Transcribe the records below in full; pictures stay out of the copy.

Charts and diagrams as code
╔══
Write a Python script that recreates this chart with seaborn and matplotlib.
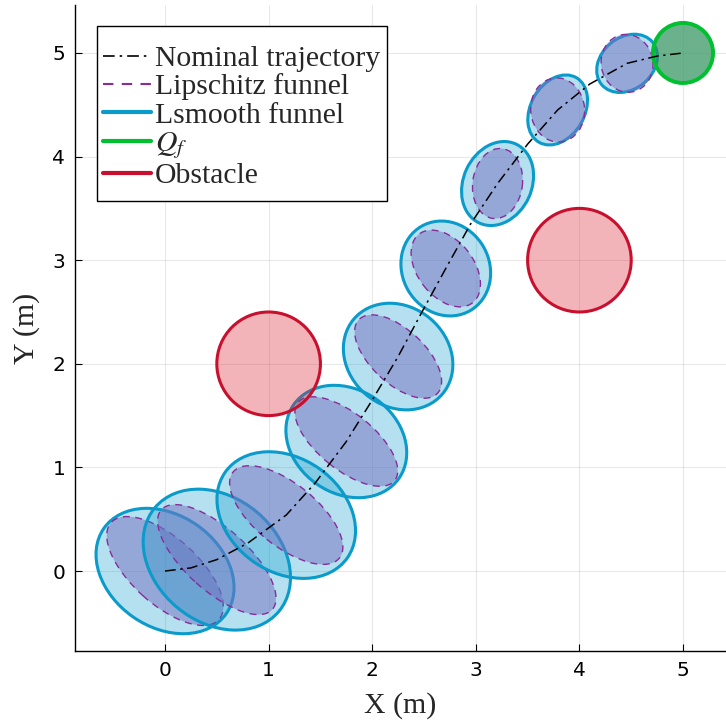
import matplotlib
matplotlib.use("Agg")
import matplotlib.pyplot as plt
from matplotlib.patches import Ellipse, Circle, Rectangle
from matplotlib.lines import Line2D
import seaborn as sns
import pandas as pd

# Nominal trajectory (m)
traj_x = [0.00, 0.25, 0.50, 0.80, 1.17, 1.45, 1.75, 2.00, 2.25, 2.48, 2.71,
          2.95, 3.21, 3.50, 3.79, 4.10, 4.46, 4.75, 5.00]
traj_y = [0.00, 0.03, 0.11, 0.27, 0.54, 0.85, 1.25, 1.65, 2.07, 2.50, 2.92,
          3.35, 3.74, 4.12, 4.45, 4.70, 4.90, 4.97, 5.00]

# Funnel knot centres along the trajectory
knot_x = [0.00, 0.50, 1.17, 1.75, 2.25, 2.71, 3.21, 3.79, 4.46]
knot_y = [0.00, 0.11, 0.54, 1.25, 2.07, 2.92, 3.74, 4.45, 4.90]

# Lsmooth funnel ellipses: semi-axes and orientation (deg)
lsmooth_a = [0.72, 0.78, 0.72, 0.62, 0.56, 0.47, 0.42, 0.36, 0.32]
lsmooth_b = [0.54, 0.60, 0.55, 0.50, 0.48, 0.42, 0.33, 0.26, 0.25]
lsmooth_ang = [-35, -40, -35, -35, -40, -60, 65, 60, 40]

# Lipschitz funnel ellipses
lip_a = [0.70, 0.72, 0.66, 0.60, 0.52, 0.42, 0.34, 0.31, 0.28]
lip_b = [0.32, 0.30, 0.30, 0.27, 0.26, 0.27, 0.24, 0.26, 0.25]
lip_ang = [-42, -42, -39, -39, -43, -52, 82, 95, 100]

# Goal region and obstacles
goal_center = (5.0, 5.0)
goal_radius = 0.29
obstacle_x = [1.0, 4.0]
obstacle_y = [2.0, 3.0]
obstacle_r = [0.5, 0.5]

x_ticks = [0, 1, 2, 3, 4, 5]
y_ticks = [0, 1, 2, 3, 4, 5]

sns.set_theme(style="ticks")
plt.rcParams["font.family"] = ["DejaVu Sans"]
plt.rcParams["mathtext.fontset"] = "stix"

C_SMOOTH = "#0a9bcb"
C_LIP_EDGE = "#8a2b9a"
C_LIP_FILL = (118 / 255, 112 / 255, 192 / 255)
C_GOAL_EDGE = "#00c030"
C_GOAL_FILL = (45 / 255, 145 / 255, 90 / 255)
C_OBS_EDGE = "#c8102e"
C_OBS_FILL = (220 / 255, 30 / 255, 45 / 255)
SERIF = ["Liberation Serif", "DejaVu Serif"]

fig = plt.figure(figsize=(7.26, 7.24), dpi=100)
ax = fig.add_axes([75 / 726, 73 / 724, 651 / 726, 646 / 724])

ax.grid(True, color="black", alpha=0.09, linewidth=0.8)
ax.set_axisbelow(True)

# Funnels: Lsmooth under Lipschitz at each knot
z = 2
for i in range(len(knot_x)):
    c = (knot_x[i], knot_y[i])
    ax.add_patch(Ellipse(c, 2 * lsmooth_a[i], 2 * lsmooth_b[i], angle=lsmooth_ang[i],
                         facecolor=(*matplotlib.colors.to_rgb(C_SMOOTH), 0.30),
                         edgecolor=C_SMOOTH, linewidth=2.2, zorder=z))
    ax.add_patch(Ellipse(c, 2 * lip_a[i], 2 * lip_b[i], angle=lip_ang[i],
                         facecolor=(*C_LIP_FILL, 0.5), edgecolor=C_LIP_EDGE,
                         linewidth=1.0, linestyle=(0, (5, 4)), zorder=z + 1))
    z += 2

# Obstacles
for ox, oy, r in zip(obstacle_x, obstacle_y, obstacle_r):
    ax.add_patch(Circle((ox, oy), r, facecolor=(*C_OBS_FILL, 0.33),
                        edgecolor=C_OBS_EDGE, linewidth=2.2, zorder=z))

# Goal region
ax.add_patch(Circle(goal_center, goal_radius, facecolor=(*C_GOAL_FILL, 0.7),
                    edgecolor=C_GOAL_EDGE, linewidth=2.8, zorder=z + 1))

# Nominal trajectory
df = pd.DataFrame({"x": traj_x, "y": traj_y})
sns.lineplot(data=df, x="x", y="y", sort=False, estimator=None, ax=ax,
             color="black", linewidth=1.1, zorder=z + 2)
ax.lines[-1].set_linestyle((0, (7, 3, 1.5, 3)))

ax.set_xlim(-0.869, 5.415)
ax.set_ylim(-0.772, 5.463)
ax.set_xticks(x_ticks)
ax.set_yticks(y_ticks)
ax.tick_params(direction="in", length=5, width=0.8, labelsize=14.5, pad=7,
               colors="black")
for s in ["top", "right"]:
    ax.spines[s].set_visible(False)
for s in ["left", "bottom"]:
    ax.spines[s].set_linewidth(1.0)
    ax.spines[s].set_color("black")

ax.set_xlabel("X (m)", fontsize=21.5, family=SERIF, labelpad=9)
ax.set_ylabel("Y (m)", fontsize=21.5, family=SERIF, labelpad=9)

# Legend box with a plain rectangular frame
ax.add_patch(Rectangle((0.0338, 0.6966), 0.4454, 0.2709, transform=ax.transAxes,
                       facecolor="white", edgecolor="black", linewidth=1.0,
                       zorder=99, clip_on=False))
handles = [
    Line2D([], [], color="black", linewidth=1.2, linestyle=(0, (7, 3, 1.5, 3))),
    Line2D([], [], color=C_LIP_EDGE, linewidth=1.5, linestyle=(0, (5, 4))),
    Line2D([], [], color=C_SMOOTH, linewidth=3.0),
    Line2D([], [], color=C_GOAL_EDGE, linewidth=3.0),
    Line2D([], [], color=C_OBS_EDGE, linewidth=3.0),
]
labels = ["Nominal trajectory", "Lipschitz funnel", "Lsmooth funnel", "$Q_f$", "Obstacle"]
leg = ax.legend(handles, labels, loc="upper left", bbox_to_anchor=(0.034, 0.947),
                borderaxespad=0, frameon=False,
                prop={"family": SERIF, "size": 21.4},
                handlelength=1.6, handletextpad=0.15, labelspacing=0.05,
                borderpad=0.2)
leg.set_zorder(100)

fig.savefig("out.png", dpi=100)
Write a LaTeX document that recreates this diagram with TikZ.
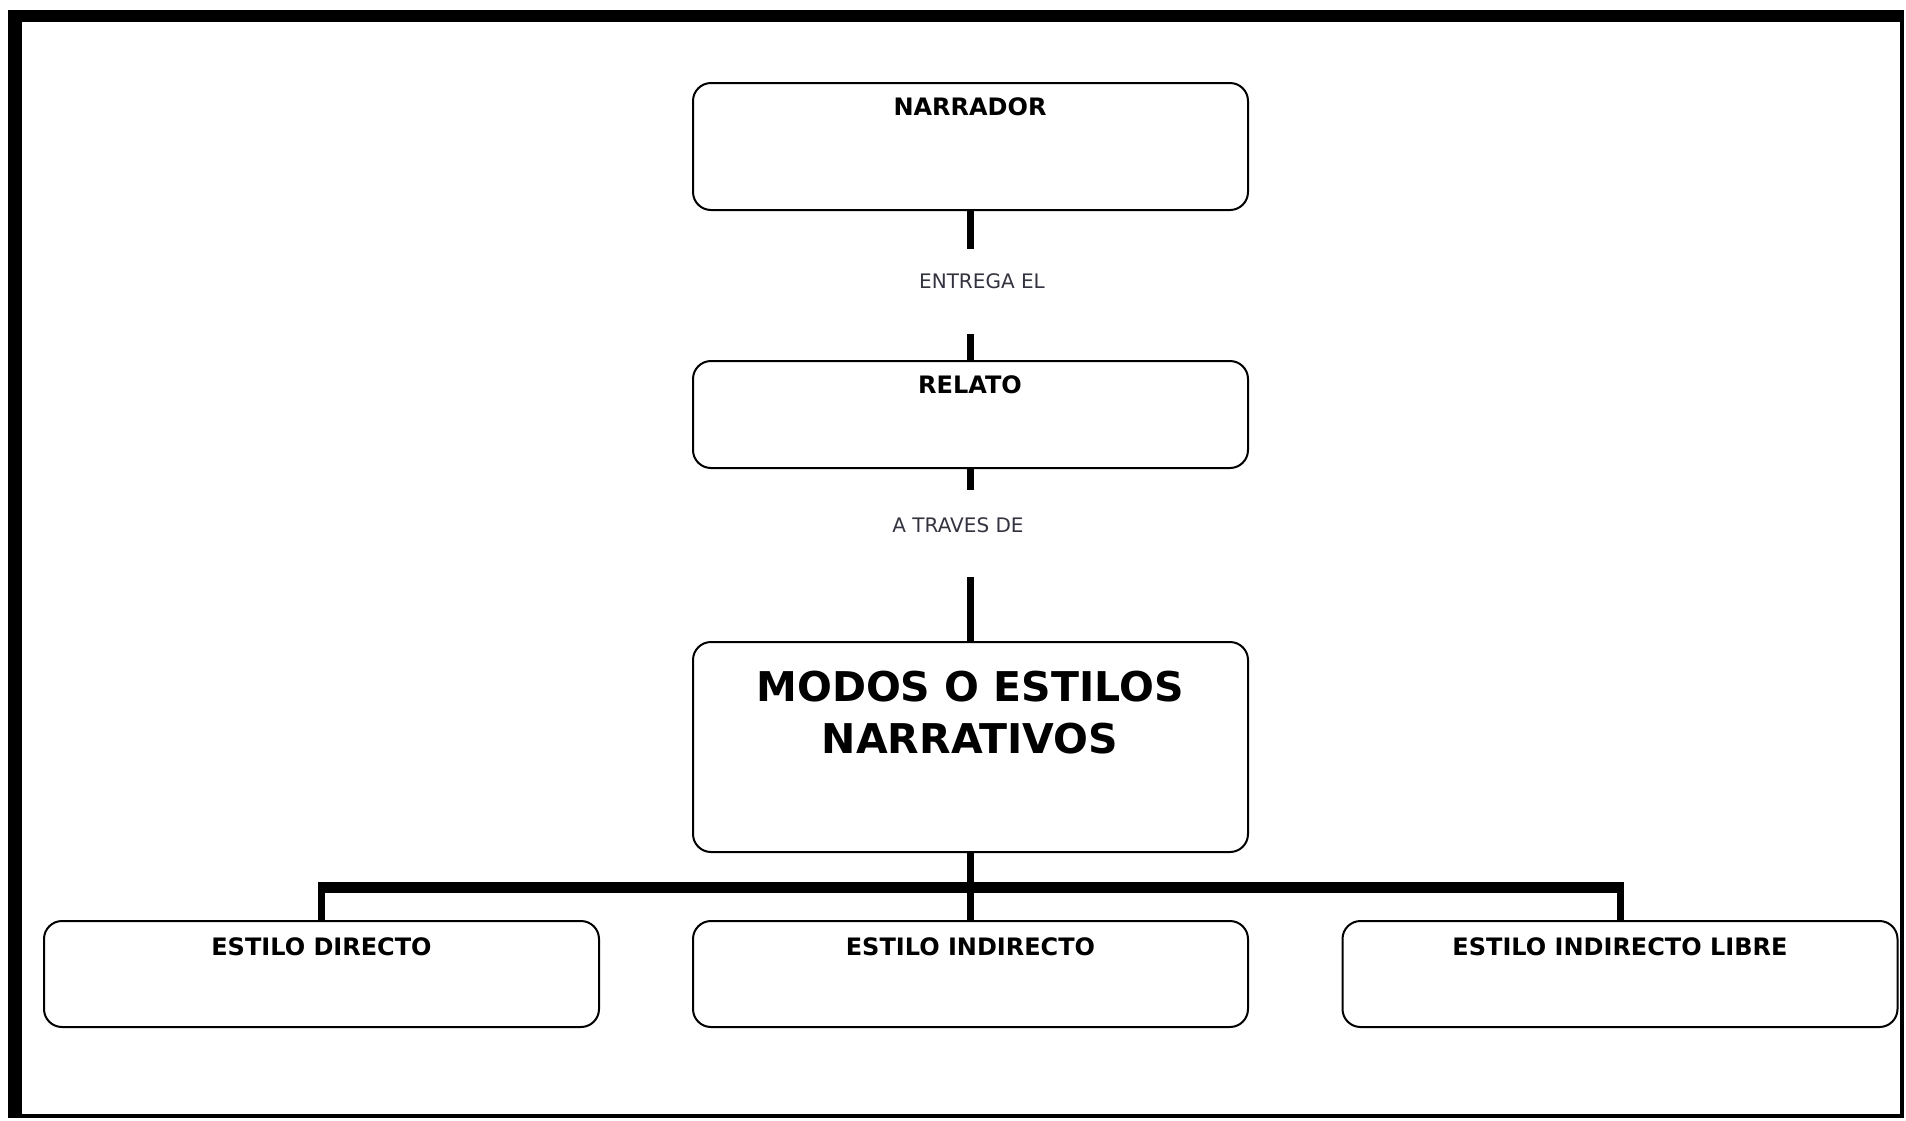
╚══
__The result__
Write a Python script that recreates this chart with seaborn and matplotlib.
import matplotlib
matplotlib.use("Agg")
import matplotlib.pyplot as plt
from matplotlib.patches import Ellipse, Circle, Rectangle
from matplotlib.lines import Line2D
import seaborn as sns
import pandas as pd

# Nominal trajectory (m)
traj_x = [0.00, 0.25, 0.50, 0.80, 1.17, 1.45, 1.75, 2.00, 2.25, 2.48, 2.71,
          2.95, 3.21, 3.50, 3.79, 4.10, 4.46, 4.75, 5.00]
traj_y = [0.00, 0.03, 0.11, 0.27, 0.54, 0.85, 1.25, 1.65, 2.07, 2.50, 2.92,
          3.35, 3.74, 4.12, 4.45, 4.70, 4.90, 4.97, 5.00]

# Funnel knot centres along the trajectory
knot_x = [0.00, 0.50, 1.17, 1.75, 2.25, 2.71, 3.21, 3.79, 4.46]
knot_y = [0.00, 0.11, 0.54, 1.25, 2.07, 2.92, 3.74, 4.45, 4.90]

# Lsmooth funnel ellipses: semi-axes and orientation (deg)
lsmooth_a = [0.72, 0.78, 0.72, 0.62, 0.56, 0.47, 0.42, 0.36, 0.32]
lsmooth_b = [0.54, 0.60, 0.55, 0.50, 0.48, 0.42, 0.33, 0.26, 0.25]
lsmooth_ang = [-35, -40, -35, -35, -40, -60, 65, 60, 40]

# Lipschitz funnel ellipses
lip_a = [0.70, 0.72, 0.66, 0.60, 0.52, 0.42, 0.34, 0.31, 0.28]
lip_b = [0.32, 0.30, 0.30, 0.27, 0.26, 0.27, 0.24, 0.26, 0.25]
lip_ang = [-42, -42, -39, -39, -43, -52, 82, 95, 100]

# Goal region and obstacles
goal_center = (5.0, 5.0)
goal_radius = 0.29
obstacle_x = [1.0, 4.0]
obstacle_y = [2.0, 3.0]
obstacle_r = [0.5, 0.5]

x_ticks = [0, 1, 2, 3, 4, 5]
y_ticks = [0, 1, 2, 3, 4, 5]

sns.set_theme(style="ticks")
plt.rcParams["font.family"] = ["DejaVu Sans"]
plt.rcParams["mathtext.fontset"] = "stix"

C_SMOOTH = "#0a9bcb"
C_LIP_EDGE = "#8a2b9a"
C_LIP_FILL = (118 / 255, 112 / 255, 192 / 255)
C_GOAL_EDGE = "#00c030"
C_GOAL_FILL = (45 / 255, 145 / 255, 90 / 255)
C_OBS_EDGE = "#c8102e"
C_OBS_FILL = (220 / 255, 30 / 255, 45 / 255)
SERIF = ["Liberation Serif", "DejaVu Serif"]

fig = plt.figure(figsize=(7.26, 7.24), dpi=100)
ax = fig.add_axes([75 / 726, 73 / 724, 651 / 726, 646 / 724])

ax.grid(True, color="black", alpha=0.09, linewidth=0.8)
ax.set_axisbelow(True)

# Funnels: Lsmooth under Lipschitz at each knot
z = 2
for i in range(len(knot_x)):
    c = (knot_x[i], knot_y[i])
    ax.add_patch(Ellipse(c, 2 * lsmooth_a[i], 2 * lsmooth_b[i], angle=lsmooth_ang[i],
                         facecolor=(*matplotlib.colors.to_rgb(C_SMOOTH), 0.30),
                         edgecolor=C_SMOOTH, linewidth=2.2, zorder=z))
    ax.add_patch(Ellipse(c, 2 * lip_a[i], 2 * lip_b[i], angle=lip_ang[i],
                         facecolor=(*C_LIP_FILL, 0.5), edgecolor=C_LIP_EDGE,
                         linewidth=1.0, linestyle=(0, (5, 4)), zorder=z + 1))
    z += 2

# Obstacles
for ox, oy, r in zip(obstacle_x, obstacle_y, obstacle_r):
    ax.add_patch(Circle((ox, oy), r, facecolor=(*C_OBS_FILL, 0.33),
                        edgecolor=C_OBS_EDGE, linewidth=2.2, zorder=z))

# Goal region
ax.add_patch(Circle(goal_center, goal_radius, facecolor=(*C_GOAL_FILL, 0.7),
                    edgecolor=C_GOAL_EDGE, linewidth=2.8, zorder=z + 1))

# Nominal trajectory
df = pd.DataFrame({"x": traj_x, "y": traj_y})
sns.lineplot(data=df, x="x", y="y", sort=False, estimator=None, ax=ax,
             color="black", linewidth=1.1, zorder=z + 2)
ax.lines[-1].set_linestyle((0, (7, 3, 1.5, 3)))

ax.set_xlim(-0.869, 5.415)
ax.set_ylim(-0.772, 5.463)
ax.set_xticks(x_ticks)
ax.set_yticks(y_ticks)
ax.tick_params(direction="in", length=5, width=0.8, labelsize=14.5, pad=7,
               colors="black")
for s in ["top", "right"]:
    ax.spines[s].set_visible(False)
for s in ["left", "bottom"]:
    ax.spines[s].set_linewidth(1.0)
    ax.spines[s].set_color("black")

ax.set_xlabel("X (m)", fontsize=21.5, family=SERIF, labelpad=9)
ax.set_ylabel("Y (m)", fontsize=21.5, family=SERIF, labelpad=9)

# Legend box with a plain rectangular frame
ax.add_patch(Rectangle((0.0338, 0.6966), 0.4454, 0.2709, transform=ax.transAxes,
                       facecolor="white", edgecolor="black", linewidth=1.0,
                       zorder=99, clip_on=False))
handles = [
    Line2D([], [], color="black", linewidth=1.2, linestyle=(0, (7, 3, 1.5, 3))),
    Line2D([], [], color=C_LIP_EDGE, linewidth=1.5, linestyle=(0, (5, 4))),
    Line2D([], [], color=C_SMOOTH, linewidth=3.0),
    Line2D([], [], color=C_GOAL_EDGE, linewidth=3.0),
    Line2D([], [], color=C_OBS_EDGE, linewidth=3.0),
]
labels = ["Nominal trajectory", "Lipschitz funnel", "Lsmooth funnel", "$Q_f$", "Obstacle"]
leg = ax.legend(handles, labels, loc="upper left", bbox_to_anchor=(0.034, 0.947),
                borderaxespad=0, frameon=False,
                prop={"family": SERIF, "size": 21.4},
                handlelength=1.6, handletextpad=0.15, labelspacing=0.05,
                borderpad=0.2)
leg.set_zorder(100)

fig.savefig("out.png", dpi=100)
Write a LaTeX document that recreates this diagram with TikZ.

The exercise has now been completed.